Reading about Paul Polman, it is hard to ignore the polarity between these two approaches to doing business. Speaking in 2015 about the fact that Unilever had missed market projections for their performance in six of the previous eight quarters, Polman argued that the problem was not with Unilever, but with market forecasters: ‘Analysts have over-optimistic expectations’ and ‘we would be a hostage to the financial market if we ran this company judged on expectations’. Polman’s criticism allude to a much bigger problem, and that is something that this author is currently examining in a forthcoming book – the role of economic empiricism. This devotion to the marketplace, via the ideological support of favoured economists, is nothing short of a blight on our society. Economics, as a discipline, is a noble discipline that seeks to examine the formulaic impact of the marketplace, which of course is absolutely necessary. However, this insistence upon conducting business in the most efficient and effective way possible is not ‘capitalism’, it is ‘predatory’, and there is a massive difference between the two. Buffett’s regret at not being more like his partners at 3G is demonstrable of an underlying greed that is consistently and ideologically supported by certain Economists who proclaim that this yearning for ‘efficiency’ and ‘effectiveness’ – those implicitly-destructive buzz words – should extend beyond the marketplace onto all areas of society.

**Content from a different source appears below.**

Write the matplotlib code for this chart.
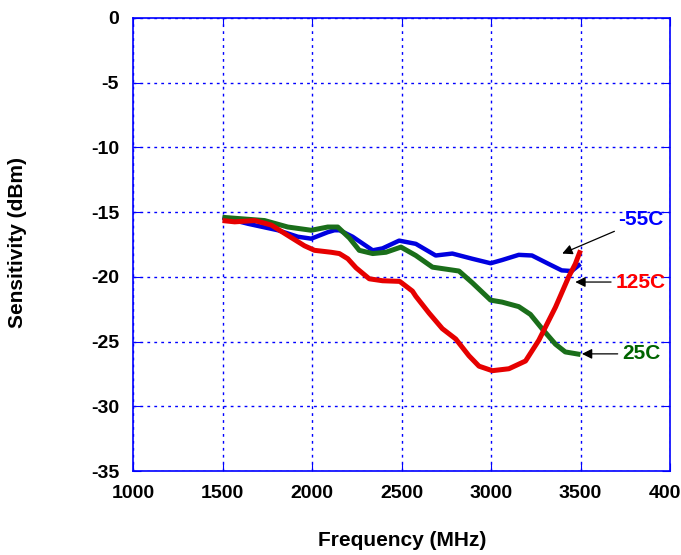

This sentiment needs to be resisted at every turn, and Unilever should be (and were) applauded for rejected the advances of such an ideology.


Ultimately, this stance may be framed within certain political parameters, but that would be missing the point. This author does not reject capitalism, but argues, as Polman does, ‘who says’ that this promoted version of capitalism – what is referred to here as ‘predatory capitalism – is how we should conduct business? It is true that the Right-leaning parties advance this version of capitalism, but it is important to remember that it is underpinned by a movement within certain sectors of academia that need to be challenged. It is simply not the case that taking over a company, reducing its costs, removing its workforce, and ultimately stripping its assets, is an appropriate form of capitalism – it is not. Unilever demonstrate, quite clearly, that if we turn our attentions away from the white-noise that is economic empiricism, or ‘economic imperialism’ as it was once known, and focus upon the fact that there is more than enough money to go around whilst not actively operating against everyone who is not one of your shareholders, then many of the devastating societal issues that are nothing short of a blight upon society would arguably be removed. Remove the glamour of Buffett’s riches, and you are left with a man who represents something that is truly antisocial.